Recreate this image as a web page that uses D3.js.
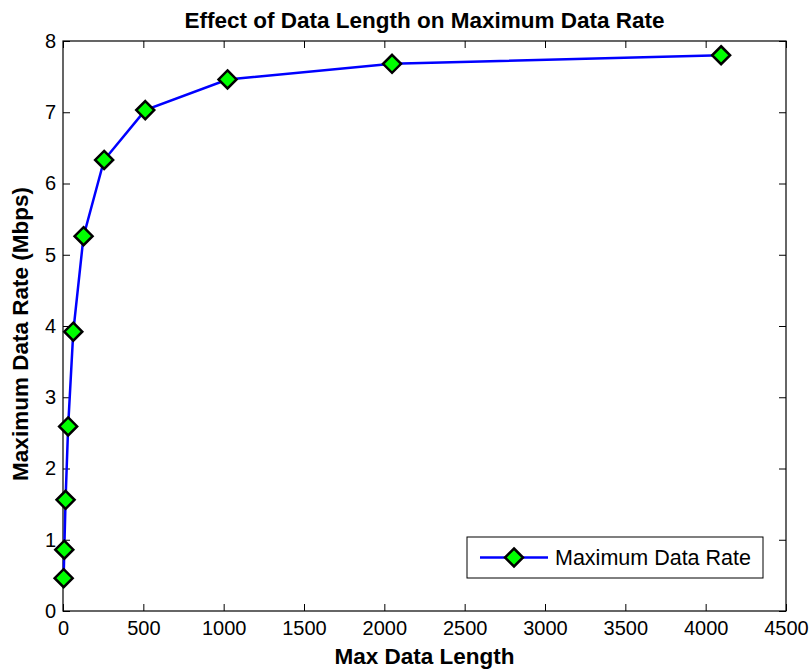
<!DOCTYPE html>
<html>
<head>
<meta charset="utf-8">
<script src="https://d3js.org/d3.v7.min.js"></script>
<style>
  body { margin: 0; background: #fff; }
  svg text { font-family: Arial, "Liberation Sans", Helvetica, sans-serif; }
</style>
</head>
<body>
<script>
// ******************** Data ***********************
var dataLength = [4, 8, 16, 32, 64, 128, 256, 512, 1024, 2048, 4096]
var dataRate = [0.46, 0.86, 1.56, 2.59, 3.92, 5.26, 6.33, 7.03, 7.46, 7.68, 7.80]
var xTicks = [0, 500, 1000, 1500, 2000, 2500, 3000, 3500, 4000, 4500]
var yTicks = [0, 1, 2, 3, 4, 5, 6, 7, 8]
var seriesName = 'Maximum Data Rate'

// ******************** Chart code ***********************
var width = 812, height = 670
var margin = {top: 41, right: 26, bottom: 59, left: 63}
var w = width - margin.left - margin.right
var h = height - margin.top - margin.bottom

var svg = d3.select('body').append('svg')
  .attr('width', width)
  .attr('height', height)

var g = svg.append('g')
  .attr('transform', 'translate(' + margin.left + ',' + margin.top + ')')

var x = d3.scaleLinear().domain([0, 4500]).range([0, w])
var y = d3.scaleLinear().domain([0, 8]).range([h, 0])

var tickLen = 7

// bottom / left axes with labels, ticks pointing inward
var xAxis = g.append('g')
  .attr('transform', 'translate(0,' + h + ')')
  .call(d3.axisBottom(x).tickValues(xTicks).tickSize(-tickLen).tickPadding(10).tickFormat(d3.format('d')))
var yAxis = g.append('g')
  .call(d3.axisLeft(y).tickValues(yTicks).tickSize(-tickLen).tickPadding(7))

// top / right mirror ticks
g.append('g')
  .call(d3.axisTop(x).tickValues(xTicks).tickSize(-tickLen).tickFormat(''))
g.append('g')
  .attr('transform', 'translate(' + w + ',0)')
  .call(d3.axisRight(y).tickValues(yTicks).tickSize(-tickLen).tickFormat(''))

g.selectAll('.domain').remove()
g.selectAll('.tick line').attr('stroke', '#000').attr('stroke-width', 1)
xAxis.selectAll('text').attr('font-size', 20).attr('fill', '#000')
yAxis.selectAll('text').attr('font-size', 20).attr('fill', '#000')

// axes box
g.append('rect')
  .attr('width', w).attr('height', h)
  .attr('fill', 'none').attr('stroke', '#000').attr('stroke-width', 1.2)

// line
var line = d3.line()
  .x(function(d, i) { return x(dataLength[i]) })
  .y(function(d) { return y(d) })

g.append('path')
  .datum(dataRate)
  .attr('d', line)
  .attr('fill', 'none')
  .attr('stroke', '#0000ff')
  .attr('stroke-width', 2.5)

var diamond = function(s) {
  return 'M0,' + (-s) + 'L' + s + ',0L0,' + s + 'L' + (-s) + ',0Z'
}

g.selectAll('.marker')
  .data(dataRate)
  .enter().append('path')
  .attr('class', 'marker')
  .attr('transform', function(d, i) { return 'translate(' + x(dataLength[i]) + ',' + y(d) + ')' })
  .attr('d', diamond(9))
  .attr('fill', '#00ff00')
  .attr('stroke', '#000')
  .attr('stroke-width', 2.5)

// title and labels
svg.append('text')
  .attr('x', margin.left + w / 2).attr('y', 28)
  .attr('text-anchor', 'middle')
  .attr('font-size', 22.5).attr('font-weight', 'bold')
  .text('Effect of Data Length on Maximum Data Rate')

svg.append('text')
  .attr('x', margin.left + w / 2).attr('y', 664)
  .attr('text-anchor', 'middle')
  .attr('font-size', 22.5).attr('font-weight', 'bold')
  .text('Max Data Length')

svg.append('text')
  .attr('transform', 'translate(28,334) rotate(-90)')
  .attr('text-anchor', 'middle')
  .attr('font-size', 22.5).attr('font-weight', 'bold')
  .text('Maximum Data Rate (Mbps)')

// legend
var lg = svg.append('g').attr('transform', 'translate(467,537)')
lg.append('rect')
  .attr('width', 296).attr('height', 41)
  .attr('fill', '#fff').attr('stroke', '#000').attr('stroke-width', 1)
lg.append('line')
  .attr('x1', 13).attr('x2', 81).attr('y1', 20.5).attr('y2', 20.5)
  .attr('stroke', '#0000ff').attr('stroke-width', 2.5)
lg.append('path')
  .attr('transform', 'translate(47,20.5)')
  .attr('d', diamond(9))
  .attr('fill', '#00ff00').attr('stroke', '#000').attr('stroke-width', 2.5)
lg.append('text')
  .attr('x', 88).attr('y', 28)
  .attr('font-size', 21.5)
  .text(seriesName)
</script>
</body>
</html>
□ □ □ □ □ □ □
• Aim of the task:
Each line of the data is to be duplicated exactly; pictures stay out of the copy.

• Task solution:
Recreate this image as a web page that uses D3.js.
<!DOCTYPE html>
<html>
<head>
<meta charset="utf-8">
<script src="https://d3js.org/d3.v7.min.js"></script>
<style>
  body { margin: 0; background: #fff; }
  svg text { font-family: Arial, "Liberation Sans", Helvetica, sans-serif; }
</style>
</head>
<body>
<script>
// ******************** Data ***********************
var dataLength = [4, 8, 16, 32, 64, 128, 256, 512, 1024, 2048, 4096]
var dataRate = [0.46, 0.86, 1.56, 2.59, 3.92, 5.26, 6.33, 7.03, 7.46, 7.68, 7.80]
var xTicks = [0, 500, 1000, 1500, 2000, 2500, 3000, 3500, 4000, 4500]
var yTicks = [0, 1, 2, 3, 4, 5, 6, 7, 8]
var seriesName = 'Maximum Data Rate'

// ******************** Chart code ***********************
var width = 812, height = 670
var margin = {top: 41, right: 26, bottom: 59, left: 63}
var w = width - margin.left - margin.right
var h = height - margin.top - margin.bottom

var svg = d3.select('body').append('svg')
  .attr('width', width)
  .attr('height', height)

var g = svg.append('g')
  .attr('transform', 'translate(' + margin.left + ',' + margin.top + ')')

var x = d3.scaleLinear().domain([0, 4500]).range([0, w])
var y = d3.scaleLinear().domain([0, 8]).range([h, 0])

var tickLen = 7

// bottom / left axes with labels, ticks pointing inward
var xAxis = g.append('g')
  .attr('transform', 'translate(0,' + h + ')')
  .call(d3.axisBottom(x).tickValues(xTicks).tickSize(-tickLen).tickPadding(10).tickFormat(d3.format('d')))
var yAxis = g.append('g')
  .call(d3.axisLeft(y).tickValues(yTicks).tickSize(-tickLen).tickPadding(7))

// top / right mirror ticks
g.append('g')
  .call(d3.axisTop(x).tickValues(xTicks).tickSize(-tickLen).tickFormat(''))
g.append('g')
  .attr('transform', 'translate(' + w + ',0)')
  .call(d3.axisRight(y).tickValues(yTicks).tickSize(-tickLen).tickFormat(''))

g.selectAll('.domain').remove()
g.selectAll('.tick line').attr('stroke', '#000').attr('stroke-width', 1)
xAxis.selectAll('text').attr('font-size', 20).attr('fill', '#000')
yAxis.selectAll('text').attr('font-size', 20).attr('fill', '#000')

// axes box
g.append('rect')
  .attr('width', w).attr('height', h)
  .attr('fill', 'none').attr('stroke', '#000').attr('stroke-width', 1.2)

// line
var line = d3.line()
  .x(function(d, i) { return x(dataLength[i]) })
  .y(function(d) { return y(d) })

g.append('path')
  .datum(dataRate)
  .attr('d', line)
  .attr('fill', 'none')
  .attr('stroke', '#0000ff')
  .attr('stroke-width', 2.5)

var diamond = function(s) {
  return 'M0,' + (-s) + 'L' + s + ',0L0,' + s + 'L' + (-s) + ',0Z'
}

g.selectAll('.marker')
  .data(dataRate)
  .enter().append('path')
  .attr('class', 'marker')
  .attr('transform', function(d, i) { return 'translate(' + x(dataLength[i]) + ',' + y(d) + ')' })
  .attr('d', diamond(9))
  .attr('fill', '#00ff00')
  .attr('stroke', '#000')
  .attr('stroke-width', 2.5)

// title and labels
svg.append('text')
  .attr('x', margin.left + w / 2).attr('y', 28)
  .attr('text-anchor', 'middle')
  .attr('font-size', 22.5).attr('font-weight', 'bold')
  .text('Effect of Data Length on Maximum Data Rate')

svg.append('text')
  .attr('x', margin.left + w / 2).attr('y', 664)
  .attr('text-anchor', 'middle')
  .attr('font-size', 22.5).attr('font-weight', 'bold')
  .text('Max Data Length')

svg.append('text')
  .attr('transform', 'translate(28,334) rotate(-90)')
  .attr('text-anchor', 'middle')
  .attr('font-size', 22.5).attr('font-weight', 'bold')
  .text('Maximum Data Rate (Mbps)')

// legend
var lg = svg.append('g').attr('transform', 'translate(467,537)')
lg.append('rect')
  .attr('width', 296).attr('height', 41)
  .attr('fill', '#fff').attr('stroke', '#000').attr('stroke-width', 1)
lg.append('line')
  .attr('x1', 13).attr('x2', 81).attr('y1', 20.5).attr('y2', 20.5)
  .attr('stroke', '#0000ff').attr('stroke-width', 2.5)
lg.append('path')
  .attr('transform', 'translate(47,20.5)')
  .attr('d', diamond(9))
  .attr('fill', '#00ff00').attr('stroke', '#000').attr('stroke-width', 2.5)
lg.append('text')
  .attr('x', 88).attr('y', 28)
  .attr('font-size', 21.5)
  .text(seriesName)
</script>
</body>
</html>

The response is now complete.